Some employment statistics

The Bureau of Labor Statistics (BLS) released the July unemployment rate this morning. The headline was that the rate dropped from 9.2% to 9.1%.

Some digging into the data shows that since 1948, the oldest data BLS has, there have been 45 months in which the unemployment rate has been 9% or higher. One occurred in the first Nixon administration, 19 occurred during the first Reagan administration, and 25 (or 55% of the total) occurred during the 31 months of the Obama administration.

The Obama administration looks better if we look at months in which the unemployment rate was 8% or higher. Nixon/Ford had 12 months, Reagan had 27, and Obama 30.

Both Nixon and Reagan won second terms. At this point in the Nixon administration the unemployment rate was 8.6% and it fell to 7.6% in September of election year, which would have been the last data available before the election. For Reagan the numbers were 9.4% to 7.3%.

Looking at the unemployment rate, the current situation seems much like what happened in the 1980s, though perhaps not as severe. However, a difference between now and then is that in the last few years we have had a large drop in the labor force. People have stopped looking for jobs and no longer are counted as unemployed. Looking at the employment data rather than the unemployment rate shows that the current downturn was much more severe than the two downturns in the 1970s and 1980s.

Employment peaked in January 1974 and then declined by 3.37% over the next 17 months. It took another 14 months to surpass the January 1984 peak.

Employment peaked in February, 1980 and declined by 3.82% over the next 36 months. However, it took only ten months from there to surpass the February, 1980 peak.

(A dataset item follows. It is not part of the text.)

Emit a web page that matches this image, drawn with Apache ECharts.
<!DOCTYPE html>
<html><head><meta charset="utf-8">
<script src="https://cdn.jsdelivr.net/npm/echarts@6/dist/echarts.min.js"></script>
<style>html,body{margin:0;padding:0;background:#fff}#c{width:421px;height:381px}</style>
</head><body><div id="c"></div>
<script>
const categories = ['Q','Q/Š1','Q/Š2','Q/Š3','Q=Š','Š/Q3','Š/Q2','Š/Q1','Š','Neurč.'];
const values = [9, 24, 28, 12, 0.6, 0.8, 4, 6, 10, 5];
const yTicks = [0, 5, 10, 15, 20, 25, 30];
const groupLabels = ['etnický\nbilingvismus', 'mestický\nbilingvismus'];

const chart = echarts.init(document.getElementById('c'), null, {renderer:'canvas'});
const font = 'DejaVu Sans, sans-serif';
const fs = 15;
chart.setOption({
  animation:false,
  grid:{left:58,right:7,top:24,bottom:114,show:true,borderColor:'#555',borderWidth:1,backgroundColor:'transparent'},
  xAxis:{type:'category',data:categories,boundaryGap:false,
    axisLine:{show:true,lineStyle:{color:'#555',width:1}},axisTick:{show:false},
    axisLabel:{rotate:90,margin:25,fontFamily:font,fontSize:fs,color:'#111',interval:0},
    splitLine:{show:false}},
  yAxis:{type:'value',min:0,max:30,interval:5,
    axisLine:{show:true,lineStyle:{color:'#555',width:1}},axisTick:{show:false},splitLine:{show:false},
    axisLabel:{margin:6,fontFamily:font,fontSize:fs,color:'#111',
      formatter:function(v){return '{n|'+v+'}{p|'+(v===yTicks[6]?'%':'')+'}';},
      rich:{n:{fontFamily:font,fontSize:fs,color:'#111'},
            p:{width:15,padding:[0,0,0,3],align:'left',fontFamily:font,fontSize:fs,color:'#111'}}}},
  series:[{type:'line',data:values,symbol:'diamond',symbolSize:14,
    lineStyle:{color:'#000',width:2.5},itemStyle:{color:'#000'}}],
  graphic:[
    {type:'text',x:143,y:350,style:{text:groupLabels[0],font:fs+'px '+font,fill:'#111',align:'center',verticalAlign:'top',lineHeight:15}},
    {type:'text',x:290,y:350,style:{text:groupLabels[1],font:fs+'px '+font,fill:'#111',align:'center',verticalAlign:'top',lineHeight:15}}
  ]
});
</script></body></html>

In our most recent downturn, employment peaked in March of 2007 and declined by 7.42% over the next 32 months. Nineteen months later we still have not reached the previous employment peak--we have regained only 22% of the jobs lost. The current downturn is almost twice as severe as the very serious downturn in the early 1980s based on the employment data.

(All numbers based on data from the BLS website.)

Saturday, July 30, 2011

The Philippines

Every once in a while I check quantcast.com to see what they have to say about my website. I was puzzled by what I saw this week (Click on the graph to see it all):
The brown part of the graph shows visits from the Philippines, and in June my site was getting as many visits from the Philippines as it was from the U.S. I have do not know why, though I suspect that some course there was using the site for class assignments.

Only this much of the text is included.